*Although I'm happy to use chemicals, my apiary is on an organic farm, and think it would be morally incorrect for me to use chemicals if I don't have to. I reckon I took a hit on the honey (maybe) but it did seem to control the varroa.
I garden on my 10 acres, just herbs, flowers and veggies for myself. So far, I've kept that organic, since chemicals wouldn't give me any advantage--I don't have pest problems, and have plenty of compost to use as fertilizer. Plants and seeds are expensive enough without buying more stuff.
My pets get regular, if high quality pet food, and get their shots regularly. I take medicine when Ineed it. All of which is to say I'm not a fanatic about these things.
I think the chemical route in bees bothers me because coming into beekeeping, some of the first things I read were that mites were beginning to become resistant. So that leaves FGMO, oxalic acid, small cell, essential oils, SBBs, and so on. And whatever comes down the pike from the chemical companies. And I'm having a darned hard time finding peer reviewed science around these issues. Experiments, yes. Experiments by scientists, yes. But not multiple, long term, verified stuff.
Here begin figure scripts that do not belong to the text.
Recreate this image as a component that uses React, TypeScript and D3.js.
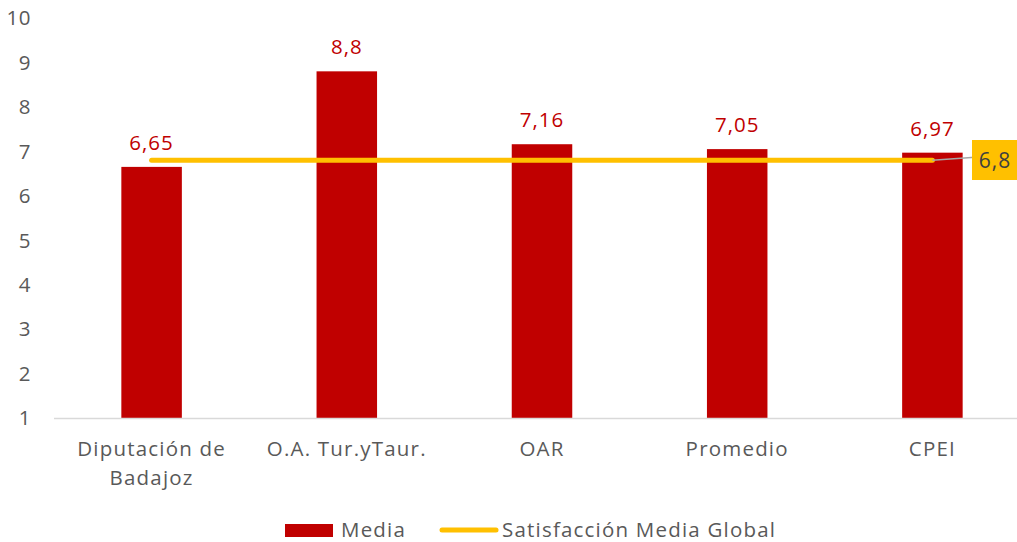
import React from 'react';
import { scaleBand, scaleLinear, line } from 'd3';

// chart data
const categories = ['Diputación de|Badajoz', 'O.A. Tur.yTaur.', 'OAR', 'Promedio', 'CPEI'];
const media = [6.65, 8.8, 7.16, 7.05, 6.97];
const mediaLabels = ['6,65', '8,8', '7,16', '7,05', '6,97'];
const globalValue = 6.8;
const globalLabel = '6,8';
const yTicks = [1, 2, 3, 4, 5, 6, 7, 8, 9, 10];

const W = 1017;
const H = 542;
const FONT = '"Open Sans", "Noto Sans", sans-serif';
const RED = '#C00000';
const GOLD = '#FFC000';
const GREY = '#595959';

export default function App() {
  const x = scaleBand<string>()
    .domain(categories)
    .range([54, 1030])
    .paddingInner(0.69)
    .paddingOuter(0.345);

  const y = scaleLinear().domain([1, 10]).range([418, 18]);

  const cx = (c: string) => (x(c) as number) + x.bandwidth() / 2;

  const globalLine = line<string>()
    .x(d => cx(d))
    .y(() => y(globalValue));

  const lastX = cx(categories[categories.length - 1]);

  return (
    <svg width={W} height={H} style={{ position: 'absolute', left: 0, top: 0 }} fontFamily={FONT}>
      <rect width={W} height={H} fill="#fff" />

      {/* y tick labels */}
      {yTicks.map(t => (
        <text key={t} x={31} y={y(t)} dy="0.36em" textAnchor="end" fontSize={20.5} fill={GREY} letterSpacing="0.5">
          {t}
        </text>
      ))}

      {/* bars */}
      {categories.map((c, i) => (
        <rect
          key={c}
          x={x(c)}
          y={y(media[i])}
          width={x.bandwidth()}
          height={y(1) - y(media[i])}
          fill={RED}
        />
      ))}

      {/* axis line */}
      <line x1={54} x2={W} y1={y(1) + 0.5} y2={y(1) + 0.5} stroke="#D9D9D9" strokeWidth={1.5} />

      {/* category labels */}
      {categories.map(c => (
        <text key={c} textAnchor="middle" fontSize={20.5} fill={GREY} letterSpacing="1.2">
          {c.split('|').map((part, j) => (
            <tspan key={j} x={cx(c)} y={456 + j * 29}>
              {part}
            </tspan>
          ))}
        </text>
      ))}

      {/* global average line */}
      <path
        d={globalLine(categories) as string}
        stroke={GOLD}
        strokeWidth={5}
        strokeLinecap="round"
        fill="none"
      />

      {/* value labels */}
      {categories.map((c, i) => (
        <text key={c} x={cx(c)} y={y(media[i]) - 17} textAnchor="middle" fontSize={20.5} fill={RED} letterSpacing="1">
          {mediaLabels[i]}
        </text>
      ))}

      {/* global data label with leader */}
      <polyline
        points={`${lastX},${y(globalValue)} ${975},${y(globalValue) - 3}`}
        stroke="#A6A6A6"
        strokeWidth={1.5}
        fill="none"
      />
      <rect x={972} y={140} width={45} height={40} fill={GOLD} />
      <text x={995} y={160} dy="0.36em" textAnchor="middle" fontSize={21} fill="#404040" letterSpacing="1">
        {globalLabel}
      </text>

      {/* legend */}
      <rect x={285} y={524} width={48} height={13} fill={RED} />
      <text x={341} y={530} dy="0.36em" fontSize={20.5} fill={GREY} letterSpacing="1.2">
        Media
      </text>
      <line x1={442} x2={496} y1={530} y2={530} stroke={GOLD} strokeWidth={5} strokeLinecap="round" />
      <text x={502} y={530} dy="0.36em" fontSize={20.5} fill={GREY} letterSpacing="1.2">
        Satisfacción Media Global
      </text>
    </svg>
  );
}
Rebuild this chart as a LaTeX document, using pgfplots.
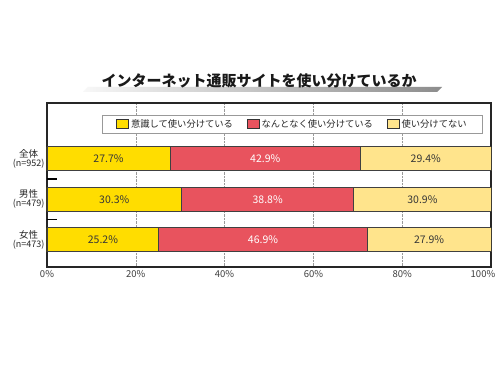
\documentclass[border=0pt]{standalone}
\usepackage{fontspec}
\setmainfont{Noto Sans CJK JP}
\usepackage{pgfplots}
\pgfplotsset{compat=1.18}
\definecolor{cY}{RGB}{255,221,0}
\definecolor{cR}{RGB}{232,83,94}
\definecolor{cL}{RGB}{255,228,140}
\definecolor{txt}{RGB}{55,55,55}
\begin{document}
\begin{tikzpicture}[x=1pt,y=1pt]
\useasboundingbox (0pt,0pt) rectangle (500pt,375pt);
\fill[white] (0pt,0pt) rectangle (500pt,375pt);
\shade[left color=black!3, right color=black!45] (83pt,283pt) -- (437pt,283pt) -- (442pt,288pt) -- (88pt,288pt) -- cycle;
\node[font=\fontsize{15}{18}\selectfont\bfseries, text=black!90] at (259pt,294.5pt) {インターネット通販サイトを使い分けているか};
\begin{axis}[at={(47pt,108pt)}, anchor=south west, scale only axis, width=444pt, height=164pt,
  xbar stacked, bar width=24pt,
  xmin=0, xmax=100, ymin=-1.38, ymax=2.67, y dir=reverse,
  xtick={0,20,...,100}, xticklabels={0\%,20\%,40\%,60\%,80\%,100\%\hspace*{16pt}},
  xticklabel style={font=\fontsize{9.5}{11}\selectfont, text=black!75},
  ytick={0,1,2},
  yticklabels={{全体\\[-2pt]{\fontsize{9}{10}\selectfont (n=952)}},{男性\\[-2pt]{\fontsize{9}{10}\selectfont (n=479)}},{女性\\[-2pt]{\fontsize{9}{10}\selectfont (n=473)}}},
  yticklabel style={align=center, font=\fontsize{9.5}{11}\selectfont, text=black!85, xshift=1pt},
  ytick pos=left, xtick pos=bottom,
  major tick length=0pt,
  extra y ticks={0.5,1.5}, extra y tick labels={},
  extra y tick style={major tick length=10pt, tick style={line width=1.5pt, black}},
  xmajorgrids, major grid style={densely dotted, black!40},
  axis line style={line width=1.3pt, black!85},
  legend style={at={(0.553,0.872)}, anchor=center, legend columns=3, draw=black!40, fill=white,
    font=\fontsize{9.3}{11}\selectfont, text=black!85, inner xsep=14pt, inner ysep=2.5pt,
    /tikz/every even column/.append style={column sep=12pt}},
  legend image code/.code={\draw[#1, draw=black!80, line width=0.6pt] (0pt,-4.5pt) rectangle (12pt,4.5pt);},
  nodes near coords, point meta=explicit symbolic,
  every node near coord/.append style={font=\fontsize{10.5}{12}\selectfont},
]
\addplot[fill=cY, draw=black!75, line width=0.8pt, nodes near coords style={text=txt}]
  coordinates {(27.7,0)[27.7\%] (30.3,1)[30.3\%] (25.2,2)[25.2\%]};
\addplot[fill=cR, draw=black!75, line width=0.8pt, nodes near coords style={text=white}]
  coordinates {(42.9,0)[42.9\%] (38.8,1)[38.8\%] (46.9,2)[46.9\%]};
\addplot[fill=cL, draw=black!75, line width=0.8pt, nodes near coords style={text=txt}]
  coordinates {(29.4,0)[29.4\%] (30.9,1)[30.9\%] (27.9,2)[27.9\%]};
\legend{意識して使い分けている,なんとなく使い分けている,使い分けてない}
\end{axis}
\end{tikzpicture}
\end{document}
As for small cell and the Lusbys' impressive results, it would not surprise me if part of the success is that their colonies are mildly Africanized. Those genetic tests were done on their bees, and showed Caucasian, Carni, and AHB genes. We know AHBs are hardly affected at all by mites. That, and ten years of bees allowed to die if they couldn't cope with mites no doubt helped their success.
So I'm running my own experiments. I can afford to. I really do want this to be a sideline, but I also live in an area where "organic" is valued. While I probably can't meet organic standards because of where I live, if I can keep healthy hives with no chemical treatments, my honey may well fetch a higher price. And, like using compost rather than fertilizer, it's cheaper.